Banjo: a Much-Needed Solution to Networking Woes, But at What Cost?
Everywhere I look now, people are checking and updating social media. As I walked down the street this morning, I saw a woman replying to…
Everywhere I look now, people are checking and updating social media. As I walked down the street this morning, I saw a woman replying to an email, a man checking Facebook through its Android platform, and a teenage girl use Foursquare. Before you think I’m judging, you should know that I was hardly immune from the habit: in-between those three events, I sent out two tweets! But regardless, it got me thinking: people now use so many social networks, and it gets tiring to check them all; shouldn’t there be a way to aggregate our social media platforms and manage them at the same time?

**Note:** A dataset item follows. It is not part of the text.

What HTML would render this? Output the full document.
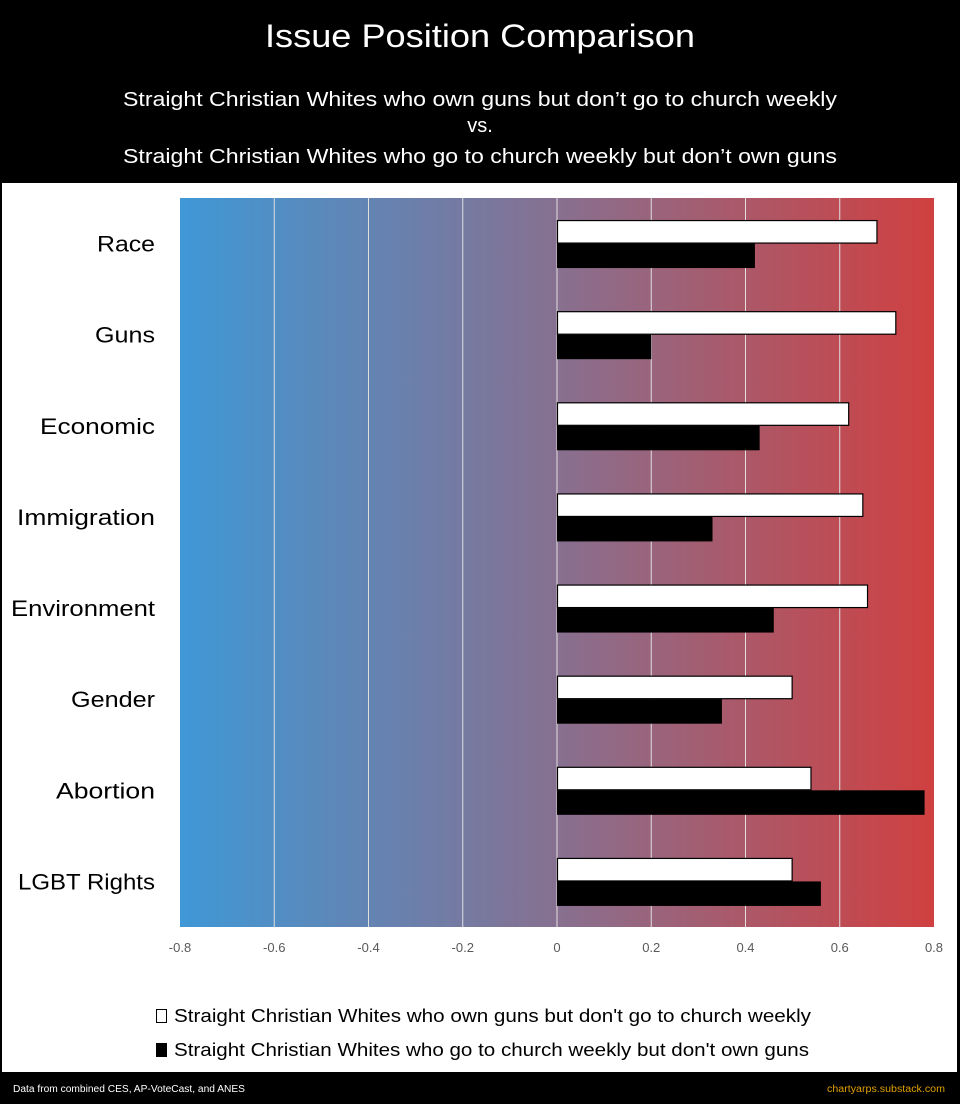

Enter Banjo: a web and phone-based application that harnesses social media updates from across multiple networks and aggregates them into one integrated view on your mobile phone or desktop. In that sense it is similar to Sonar, which Fueled has covered heavily, in that it seeks to help its users discover more connections and relationships with their friends. But Banjo goes beyond that: it allows users to view social updates and make changes without logging into individual social networks. That means you can keep adding new networks, places, and people without having to manage each of your social media platforms by itself. Banjo sees itself as the ultimate social media aggregator: a new way for users to save time and energy while still directly managing their different online social networks.
Unlike other new social media, Banjo’s innovation is not in a new way to express oneself online; it is in its creation of a new integrated platform that is at once user-friendly and capable of handling content from multiple networks. As more and more individuals belong to multiple social media networks - Facebook, Twitter, and Path to name only a few - ways to manage all those platforms without collapsing under the strain will become critical. Banjo seems to be paving the way for its users to manage their online presence more efficiently.

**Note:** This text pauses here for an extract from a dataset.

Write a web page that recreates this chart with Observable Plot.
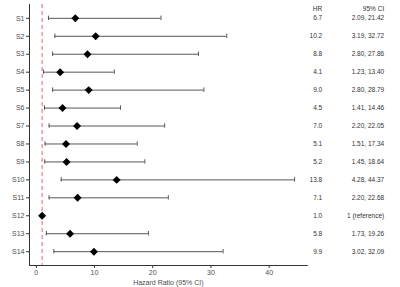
<!DOCTYPE html>
<html>
<head>
<meta charset="utf-8">
<script src="https://cdn.jsdelivr.net/npm/d3@7"></script>
<script src="https://cdn.jsdelivr.net/npm/@observablehq/plot@0.6"></script>
<style>
  html, body { margin: 0; padding: 0; background: #fff; }
  svg { display: block; font-family: "Liberation Sans", Arial, sans-serif; }
</style>
</head>
<body>
<div id="chart"></div>
<script>
const studies = ["S1","S2","S3","S4","S5","S6","S7","S8","S9","S10","S11","S12","S13","S14"];
const hr    = [6.7, 10.2, 8.8, 4.1, 9.0, 4.5, 7.0, 5.1, 5.2, 13.8, 7.1, 1.0, 5.8, 9.9];
const lower = [2.09, 3.19, 2.80, 1.23, 2.80, 1.41, 2.20, 1.51, 1.45, 4.28, 2.20, 1.00, 1.73, 3.02];
const upper = [21.42, 32.72, 27.86, 13.40, 28.79, 14.46, 22.05, 17.34, 18.64, 44.37, 22.68, 1.00, 19.26, 32.09];
const hrLabels = ["6.7","10.2","8.8","4.1","9.0","4.5","7.0","5.1","5.2","13.8","7.1","1.0","5.8","9.9"];
const ciLabels = ["2.09, 21.42","3.19, 32.72","2.80, 27.86","1.23, 13.40","2.80, 28.79","1.41, 14.46","2.20, 22.05","1.51, 17.34","1.45, 18.64","4.28, 44.37","2.20, 22.68","1 (reference)","1.73, 19.26","3.02, 32.09"];
const xTicks = [0, 10, 20, 30, 40];
const refLine = [1];
const headers = ["HR", "95% CI"];

const rows = studies.map((s, i) => ({
  study: s, hr: hr[i], lower: lower[i], upper: upper[i],
  hrText: hrLabels[i], ciText: ciLabels[i], isRef: lower[i] === upper[i]
}));
const bars = rows.filter(d => !d.isRef);

const xmin = d3.min(lower), xmax = d3.max(upper);
const pad = (xmax - xmin) * 0.05;
const capInset = (261 / 14.54 - 4.4) / 2;

const chart = Plot.plot({
  width: 400,
  height: 287,
  marginLeft: 29,
  marginRight: 93.3,
  marginTop: 4,
  marginBottom: 22,
  style: { fontFamily: "Liberation Sans, Arial, sans-serif", fontSize: "7px", background: "#fff" },
  x: { domain: [xmin - pad, xmax + pad], ticks: xTicks, label: "Hazard Ratio (95% CI)" },
  y: { type: "band", domain: studies, paddingInner: 0, paddingOuter: 0.27, round: false, label: null },
  marks: [
    Plot.ruleX(refLine, { stroke: "#e8646a", strokeWidth: 1, strokeDasharray: "4,3" }),
    Plot.ruleY(bars, { y: "study", x1: "lower", x2: "upper", stroke: "#444", strokeWidth: 0.9 }),
    Plot.tickX(bars, { x: "lower", y: "study", stroke: "#444", strokeWidth: 0.9, insetTop: capInset, insetBottom: capInset }),
    Plot.tickX(bars, { x: "upper", y: "study", stroke: "#444", strokeWidth: 0.9, insetTop: capInset, insetBottom: capInset }),
    Plot.dot(rows, { x: "hr", y: "study", symbol: "diamond2", r: 3.6, fill: "#000", stroke: "none" }),
    Plot.text(rows, { y: "study", text: "hrText", frameAnchor: "right", dx: 15, textAnchor: "end", fontSize: 6.5, fill: "#333" }),
    Plot.text(rows, { y: "study", text: "ciText", frameAnchor: "right", dx: 77, textAnchor: "end", fontSize: 6.5, fill: "#333" }),
    Plot.text([headers[0]], { frameAnchor: "top-right", dx: 15, dy: 4, textAnchor: "end", lineAnchor: "middle", fontSize: 6.5, fill: "#333" }),
    Plot.text([headers[1]], { frameAnchor: "top-right", dx: 77, dy: 4, textAnchor: "end", lineAnchor: "middle", fontSize: 6.5, fill: "#333" }),
    Plot.axisY({ tickSize: 3, tickPadding: 2, fill: "#4d4d4d", stroke: "#333", fontSize: 7 }),
    Plot.axisX({ ticks: xTicks, tickSize: 3, tickPadding: 2, fill: "#4d4d4d", stroke: "#333", fontSize: 7,
      label: "Hazard Ratio (95% CI)", labelAnchor: "center", labelArrow: "none", labelOffset: 19 }),
    Plot.frame({ anchor: "left", stroke: "#333", strokeWidth: 1 }),
    Plot.frame({ anchor: "bottom", stroke: "#333", strokeWidth: 1 })
  ]
});
document.getElementById("chart").appendChild(chart);
</script>
</body>
</html>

At the same time, Banjo’s other ‘social discovery’ element could prove very problematic - in addition to its aggregation service and integrated social media platform, Banjo has added a new discovery feature that alerts users whenever their friends are nearby. The service figures out if someone is nearby through their various social media updates, which TechCrunch called “creepy” in their review, because it essentially means that Banjo is monitoring your entire online presence to determine your location and then sending that material to all your friends automatically.
That feature is taking geo-social technology beyond even Foursquare, which notifies users when their friends check into a place, because Foursquare users must choose to check-in while Banjo automatically notifies its users when their participating friends are simply nearby. That element of the service is certainly novel but will surely turn off many potential customers; aggregating your social media updates into a convenient platform is one thing, using access to that social media to pinpoint your location and then automatically distributing that information to your ‘friends’ is quite another.
Banjo may be able to convince users that the discovery element is unique. Some users will undoubtedly enjoy being able to effortlessly track their friend’s locations without lifting a finger. But it could also backfire and take away from their innovative ability to integrate social media onto one convenient page. Still, if Banjo can succeed in marrying their integration techniques with their new discovery element, they will have added something unique and novel to the world’s ever-growing social media mix.